Pare Hauraki Collective was at Parliament yesterday pleading their case before the Māori Affairs Select Committee.
A 2004 Waitangi Tribunal ruling found the group did have customary interests in Tauranga Moana, but influence over the harbour has been the sticking point for local iwi Ngāi Te Rangi who are part of the Tauranga Moana Iwi Collective.
An existing Treaty settlement already gave the Tauranga Moana Iwi Collective several seats on the board which governed Tauranga Harbour, but as part of its negotiations Pare Hauraki Collective also wants a seat on the board.
Hauraki negotiator Paul Majurey said the group had strong links to the area, including whakapapa and wāhi tapu, and had been waiting a long time for redress.
"I had two aunties pass away last month and I'm beside myself that those of our family have not seen this settlement. It's time for us to settle," he said.

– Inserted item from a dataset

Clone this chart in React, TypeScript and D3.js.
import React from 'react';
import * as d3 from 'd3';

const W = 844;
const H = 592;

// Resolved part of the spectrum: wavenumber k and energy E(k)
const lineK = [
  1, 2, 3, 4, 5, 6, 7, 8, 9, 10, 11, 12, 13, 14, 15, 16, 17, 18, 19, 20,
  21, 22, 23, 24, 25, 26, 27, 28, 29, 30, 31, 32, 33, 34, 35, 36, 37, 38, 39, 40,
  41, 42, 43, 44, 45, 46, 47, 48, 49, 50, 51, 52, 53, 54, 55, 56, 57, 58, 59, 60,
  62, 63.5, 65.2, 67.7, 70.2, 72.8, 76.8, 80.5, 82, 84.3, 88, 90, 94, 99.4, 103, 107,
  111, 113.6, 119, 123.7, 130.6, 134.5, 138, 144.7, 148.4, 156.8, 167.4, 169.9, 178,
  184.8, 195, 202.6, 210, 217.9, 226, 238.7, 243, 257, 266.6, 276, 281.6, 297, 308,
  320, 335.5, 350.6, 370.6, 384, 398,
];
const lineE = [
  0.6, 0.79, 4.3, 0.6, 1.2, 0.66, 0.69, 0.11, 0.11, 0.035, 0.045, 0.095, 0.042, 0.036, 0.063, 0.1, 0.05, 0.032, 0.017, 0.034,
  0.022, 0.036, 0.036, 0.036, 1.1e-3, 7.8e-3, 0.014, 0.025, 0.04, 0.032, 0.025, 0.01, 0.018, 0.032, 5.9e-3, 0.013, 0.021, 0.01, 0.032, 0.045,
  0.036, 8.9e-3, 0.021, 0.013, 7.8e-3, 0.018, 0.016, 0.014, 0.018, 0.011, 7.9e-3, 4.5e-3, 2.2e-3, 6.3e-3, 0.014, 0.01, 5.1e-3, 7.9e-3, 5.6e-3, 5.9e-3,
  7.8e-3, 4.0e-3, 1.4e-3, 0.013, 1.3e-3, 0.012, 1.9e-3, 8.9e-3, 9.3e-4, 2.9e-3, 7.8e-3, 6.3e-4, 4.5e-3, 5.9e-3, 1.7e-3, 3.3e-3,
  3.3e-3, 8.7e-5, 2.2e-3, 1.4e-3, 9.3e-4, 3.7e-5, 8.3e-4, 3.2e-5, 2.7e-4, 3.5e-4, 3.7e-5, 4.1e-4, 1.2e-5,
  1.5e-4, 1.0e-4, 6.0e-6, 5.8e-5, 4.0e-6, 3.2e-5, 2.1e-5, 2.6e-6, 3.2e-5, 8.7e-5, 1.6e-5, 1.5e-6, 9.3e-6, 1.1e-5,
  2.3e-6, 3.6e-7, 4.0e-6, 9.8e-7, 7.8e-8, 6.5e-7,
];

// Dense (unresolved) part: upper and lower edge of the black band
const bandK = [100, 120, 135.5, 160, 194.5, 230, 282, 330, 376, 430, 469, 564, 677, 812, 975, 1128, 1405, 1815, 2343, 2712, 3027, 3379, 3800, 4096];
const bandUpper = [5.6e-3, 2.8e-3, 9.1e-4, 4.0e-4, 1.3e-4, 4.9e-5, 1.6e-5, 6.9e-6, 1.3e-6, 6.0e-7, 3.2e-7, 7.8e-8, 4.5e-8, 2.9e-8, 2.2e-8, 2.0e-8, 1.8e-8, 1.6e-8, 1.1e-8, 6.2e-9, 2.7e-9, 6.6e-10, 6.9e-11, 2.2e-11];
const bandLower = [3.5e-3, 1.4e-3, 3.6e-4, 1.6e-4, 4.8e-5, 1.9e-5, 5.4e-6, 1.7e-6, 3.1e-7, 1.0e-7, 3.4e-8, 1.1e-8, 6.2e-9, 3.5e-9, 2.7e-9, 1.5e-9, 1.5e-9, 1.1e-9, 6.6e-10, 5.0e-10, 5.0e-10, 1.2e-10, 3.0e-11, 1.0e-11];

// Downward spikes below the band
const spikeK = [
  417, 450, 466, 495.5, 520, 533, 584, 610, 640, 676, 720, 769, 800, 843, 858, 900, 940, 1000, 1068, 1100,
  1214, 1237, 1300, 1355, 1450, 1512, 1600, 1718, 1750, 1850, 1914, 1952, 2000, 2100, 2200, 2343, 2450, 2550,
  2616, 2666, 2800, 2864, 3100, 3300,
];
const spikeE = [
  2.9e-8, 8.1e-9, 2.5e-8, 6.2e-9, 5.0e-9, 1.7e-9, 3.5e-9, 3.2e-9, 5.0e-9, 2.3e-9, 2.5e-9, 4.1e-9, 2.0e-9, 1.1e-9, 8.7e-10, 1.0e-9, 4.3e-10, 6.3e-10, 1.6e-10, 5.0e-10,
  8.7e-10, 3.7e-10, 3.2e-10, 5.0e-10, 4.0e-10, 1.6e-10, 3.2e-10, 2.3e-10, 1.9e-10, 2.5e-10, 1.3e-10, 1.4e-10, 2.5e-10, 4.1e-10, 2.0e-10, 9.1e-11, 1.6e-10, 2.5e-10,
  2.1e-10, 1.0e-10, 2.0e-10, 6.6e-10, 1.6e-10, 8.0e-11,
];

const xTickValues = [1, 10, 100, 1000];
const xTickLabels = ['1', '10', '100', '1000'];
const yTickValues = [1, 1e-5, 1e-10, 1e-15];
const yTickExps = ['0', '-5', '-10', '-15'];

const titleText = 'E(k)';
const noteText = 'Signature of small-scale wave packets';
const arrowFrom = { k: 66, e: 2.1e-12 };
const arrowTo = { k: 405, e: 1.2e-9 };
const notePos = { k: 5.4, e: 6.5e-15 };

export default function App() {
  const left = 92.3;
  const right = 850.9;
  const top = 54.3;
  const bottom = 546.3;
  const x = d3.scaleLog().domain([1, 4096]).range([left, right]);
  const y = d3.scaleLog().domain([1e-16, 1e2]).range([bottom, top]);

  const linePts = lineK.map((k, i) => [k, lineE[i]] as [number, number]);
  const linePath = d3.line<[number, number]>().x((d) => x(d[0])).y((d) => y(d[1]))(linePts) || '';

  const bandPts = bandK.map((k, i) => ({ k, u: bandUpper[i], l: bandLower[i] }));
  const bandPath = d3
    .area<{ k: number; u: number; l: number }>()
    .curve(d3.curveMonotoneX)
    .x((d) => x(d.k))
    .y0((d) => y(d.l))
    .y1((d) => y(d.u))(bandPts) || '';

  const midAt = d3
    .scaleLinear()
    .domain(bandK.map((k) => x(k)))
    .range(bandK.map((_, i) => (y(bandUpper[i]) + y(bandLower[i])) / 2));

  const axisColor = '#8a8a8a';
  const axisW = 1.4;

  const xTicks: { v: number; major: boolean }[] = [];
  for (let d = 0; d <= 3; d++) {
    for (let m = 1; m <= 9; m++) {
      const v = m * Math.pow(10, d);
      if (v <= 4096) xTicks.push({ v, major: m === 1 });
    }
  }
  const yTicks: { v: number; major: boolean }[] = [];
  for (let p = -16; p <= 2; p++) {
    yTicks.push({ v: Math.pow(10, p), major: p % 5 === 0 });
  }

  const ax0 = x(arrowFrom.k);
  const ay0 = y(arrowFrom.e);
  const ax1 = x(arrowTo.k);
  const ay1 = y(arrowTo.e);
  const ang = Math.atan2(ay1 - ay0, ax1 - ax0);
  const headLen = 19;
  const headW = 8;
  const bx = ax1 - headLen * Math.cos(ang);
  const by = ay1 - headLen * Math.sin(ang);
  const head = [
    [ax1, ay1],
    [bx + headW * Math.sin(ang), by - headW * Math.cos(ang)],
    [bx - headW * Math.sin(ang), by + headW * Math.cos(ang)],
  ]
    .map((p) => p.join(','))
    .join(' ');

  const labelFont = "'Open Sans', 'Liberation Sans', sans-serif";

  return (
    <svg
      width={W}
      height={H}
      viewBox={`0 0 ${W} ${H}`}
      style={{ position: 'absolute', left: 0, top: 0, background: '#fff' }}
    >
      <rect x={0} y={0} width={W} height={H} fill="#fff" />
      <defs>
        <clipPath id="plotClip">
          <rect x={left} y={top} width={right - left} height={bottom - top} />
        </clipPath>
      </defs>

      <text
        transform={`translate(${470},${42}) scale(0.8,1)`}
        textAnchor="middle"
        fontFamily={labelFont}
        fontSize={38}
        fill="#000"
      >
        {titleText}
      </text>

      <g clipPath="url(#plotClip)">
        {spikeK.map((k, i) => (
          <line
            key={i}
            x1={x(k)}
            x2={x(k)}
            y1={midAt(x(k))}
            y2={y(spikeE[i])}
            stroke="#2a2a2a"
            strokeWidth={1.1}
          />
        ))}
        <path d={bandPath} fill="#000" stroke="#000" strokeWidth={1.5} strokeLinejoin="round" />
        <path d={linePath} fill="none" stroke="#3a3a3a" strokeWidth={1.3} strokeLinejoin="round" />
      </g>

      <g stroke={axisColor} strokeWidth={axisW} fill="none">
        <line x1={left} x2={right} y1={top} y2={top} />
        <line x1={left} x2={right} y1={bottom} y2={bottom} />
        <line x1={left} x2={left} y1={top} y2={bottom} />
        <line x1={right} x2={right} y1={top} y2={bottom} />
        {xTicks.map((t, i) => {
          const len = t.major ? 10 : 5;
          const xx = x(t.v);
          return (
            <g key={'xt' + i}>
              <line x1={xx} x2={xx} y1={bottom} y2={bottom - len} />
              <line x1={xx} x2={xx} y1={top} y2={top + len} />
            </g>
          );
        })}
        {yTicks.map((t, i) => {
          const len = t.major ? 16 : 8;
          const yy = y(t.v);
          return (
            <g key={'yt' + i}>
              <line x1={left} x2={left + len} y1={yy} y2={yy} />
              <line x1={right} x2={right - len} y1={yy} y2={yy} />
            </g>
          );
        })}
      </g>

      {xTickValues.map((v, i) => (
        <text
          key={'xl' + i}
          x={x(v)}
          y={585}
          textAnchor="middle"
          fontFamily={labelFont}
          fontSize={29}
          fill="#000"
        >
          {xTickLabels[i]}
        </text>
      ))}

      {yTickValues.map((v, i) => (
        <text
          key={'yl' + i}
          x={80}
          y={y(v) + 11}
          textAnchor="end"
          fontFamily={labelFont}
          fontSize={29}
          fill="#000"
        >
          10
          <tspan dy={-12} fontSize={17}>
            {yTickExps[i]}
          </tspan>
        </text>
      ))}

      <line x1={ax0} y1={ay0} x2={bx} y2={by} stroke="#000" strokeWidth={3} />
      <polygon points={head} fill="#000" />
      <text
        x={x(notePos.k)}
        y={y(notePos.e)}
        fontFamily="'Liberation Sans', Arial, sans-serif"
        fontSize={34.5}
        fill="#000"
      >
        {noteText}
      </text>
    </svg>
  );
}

"Will discussions be ongoing? Well, yes, because there's redress that we need to come to. But it is just unreasonable, and unfair, and not tika for our people to be held up as they have been."
The Hauraki Collective includes 12 iwi from a wide area, from Auckland to the Bay of Plenty. Tauranga Moana was just one part of the settlement.

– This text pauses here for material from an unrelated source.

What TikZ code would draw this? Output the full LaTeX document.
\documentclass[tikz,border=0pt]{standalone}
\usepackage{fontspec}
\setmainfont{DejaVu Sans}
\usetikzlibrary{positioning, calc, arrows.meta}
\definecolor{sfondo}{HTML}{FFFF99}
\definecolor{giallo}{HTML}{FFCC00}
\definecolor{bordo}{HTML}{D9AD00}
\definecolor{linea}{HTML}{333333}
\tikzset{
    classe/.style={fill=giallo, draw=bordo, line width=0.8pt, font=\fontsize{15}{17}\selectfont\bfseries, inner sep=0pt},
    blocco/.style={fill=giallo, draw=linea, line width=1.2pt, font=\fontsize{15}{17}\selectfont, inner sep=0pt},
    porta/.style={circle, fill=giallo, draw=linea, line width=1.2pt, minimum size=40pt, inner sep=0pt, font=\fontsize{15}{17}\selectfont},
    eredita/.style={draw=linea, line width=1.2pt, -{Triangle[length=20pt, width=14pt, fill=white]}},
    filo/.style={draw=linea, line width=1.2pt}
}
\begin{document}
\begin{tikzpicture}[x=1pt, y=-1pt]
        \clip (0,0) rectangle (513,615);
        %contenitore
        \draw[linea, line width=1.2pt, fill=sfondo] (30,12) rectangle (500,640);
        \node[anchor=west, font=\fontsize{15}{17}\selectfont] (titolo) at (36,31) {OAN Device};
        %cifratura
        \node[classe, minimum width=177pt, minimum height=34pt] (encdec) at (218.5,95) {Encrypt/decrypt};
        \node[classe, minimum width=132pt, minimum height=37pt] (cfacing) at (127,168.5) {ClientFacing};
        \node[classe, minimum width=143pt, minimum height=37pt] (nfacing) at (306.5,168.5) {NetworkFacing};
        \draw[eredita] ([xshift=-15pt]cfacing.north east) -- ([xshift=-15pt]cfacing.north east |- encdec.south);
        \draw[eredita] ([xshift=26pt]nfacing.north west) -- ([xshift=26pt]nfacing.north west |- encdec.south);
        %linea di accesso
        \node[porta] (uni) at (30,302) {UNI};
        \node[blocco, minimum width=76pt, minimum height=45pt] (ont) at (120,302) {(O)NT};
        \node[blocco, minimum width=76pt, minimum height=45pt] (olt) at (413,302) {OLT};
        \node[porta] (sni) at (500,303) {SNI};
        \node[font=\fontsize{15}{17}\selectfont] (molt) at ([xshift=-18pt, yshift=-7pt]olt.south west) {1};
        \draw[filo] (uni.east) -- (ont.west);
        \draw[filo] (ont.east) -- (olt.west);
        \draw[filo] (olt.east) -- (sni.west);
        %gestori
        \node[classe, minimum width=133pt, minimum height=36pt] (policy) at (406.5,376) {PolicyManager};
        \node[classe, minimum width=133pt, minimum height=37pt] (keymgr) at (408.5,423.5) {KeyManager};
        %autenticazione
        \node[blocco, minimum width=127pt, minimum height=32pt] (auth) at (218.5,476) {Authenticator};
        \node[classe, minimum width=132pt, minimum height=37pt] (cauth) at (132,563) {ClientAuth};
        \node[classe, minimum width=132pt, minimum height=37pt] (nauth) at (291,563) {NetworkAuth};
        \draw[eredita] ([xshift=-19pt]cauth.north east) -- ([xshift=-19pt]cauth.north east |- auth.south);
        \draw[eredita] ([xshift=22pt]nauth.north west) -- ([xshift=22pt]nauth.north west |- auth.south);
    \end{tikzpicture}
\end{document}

Ngāi Te Rangi iwi chairman Charlie Tawhiao said Hauraki's customary interests were not enough to grant them governing rights.
"We're absolutely certain that we will prevail. We've been there for a long time, we've seen off eight other iwi invasions over the history of our iwi, this is just another one. We aren't going anywhere.
"The signing by the government, should that proceed, would be a major injustice to us but it would not stop us from seeking what is right."
Ngāi Te Rangi have protested in the past including blocking commercial ships from leaving Tauranga Harbour's port last year.
Under the previous government, the two groups were asked to come to an agreement between themselves, but Mr Tawhiao said that had not worked.
"We hadn't got to a tikanga process, we were siting in a meeting room at a race course for goodness sake.
"We were having a lawyer talk under the guise of tikanga. It's not the same thing as tikanga kōrero. We never got to the issues."
Treaty Negotiations Minister Andrew Little said the deadline for contesting the impending settlement was next Friday, 18 May.
"The one thing that I won't regard with any great satisfaction is any attempt to be obstructive or obstinate about the way forward and that, unfortunately, is what we've seen going back possibly since the middle of last year."
Mr Little said he intended to sign Hauraki's deed of settlement but he wanted to hear from Tauranga Moana before he made the final decision.
"What I have indicated to Tauranga Moana iwi and Hauraki iwi is that it's my intention to sign the deed but I want to hear particularly from Tauranga Moana about whether there is anything that I need to take into account before doing that, given the standoff that there currently is at least between Ngāi Te Rangi and Hauraki."
Ngāi Te Rangi said they would continue to fight even if the settlement was signed because they believed their own rights are being impeded.